Councils should work together if they want to bring additional powers to Norfolk, the leader of West Norfolk Council has suggested.
The future of the county’s political structures has been high on the agenda in recent weeks, following the government’s announcement of plans to offer greater devolution to local authorities.
Last month, Norfolk County Council voted narrowly in favour of a motion seeking a review of all the available options for restructuring.
But that provoked fears that proposals to scrap the district authorities and create a single unitary council for Norfolk, which were dropped five years ago, may be brought back onto the agenda.
And, addressing the issue at last Thursday’s West Norfolk Council meeting, leader Nick Daubney maintained councils should co-operate with each other.
He said: “I am of the opinion that working in good constructive partnership with close colleagues can bring a prize to Norfolk.
“It’s important to recognise this is not a bribe. There is no extra money.
“What the government is saying is can you spend our money better than we can.”

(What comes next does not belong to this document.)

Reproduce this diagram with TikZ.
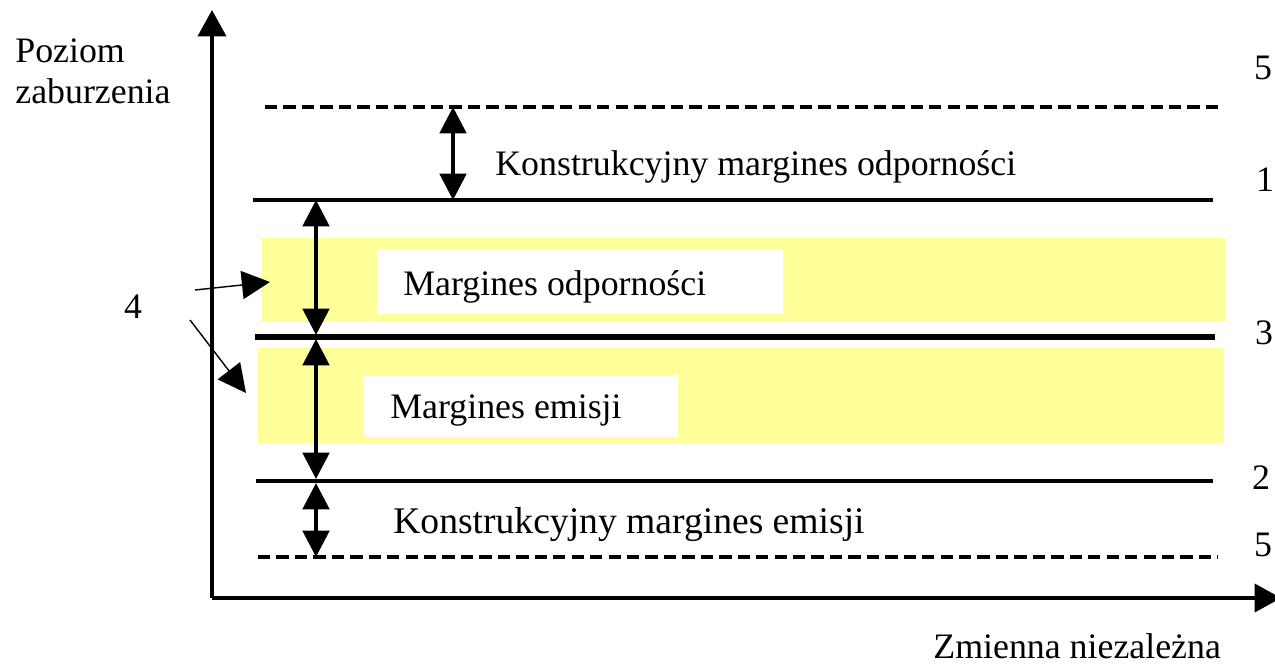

Ahead of the meeting, councillors were given a briefing on the government’s proposals and the potential options the authority could take up.
But Mr Daubney has already signalled his opposition to any moves towards reviving the unitary idea, which he believes would not be sensible.
However, others have argued that no options can be ruled out, given the expectation of even more severe cuts to the level of funding which councils receive from central government.
In recent years, many councils, including West Norfolk, have worked more closely together to pool resources in individual work areas.
And county council officials have warned that further similar work is likely to be required in order to sustain services over the coming years.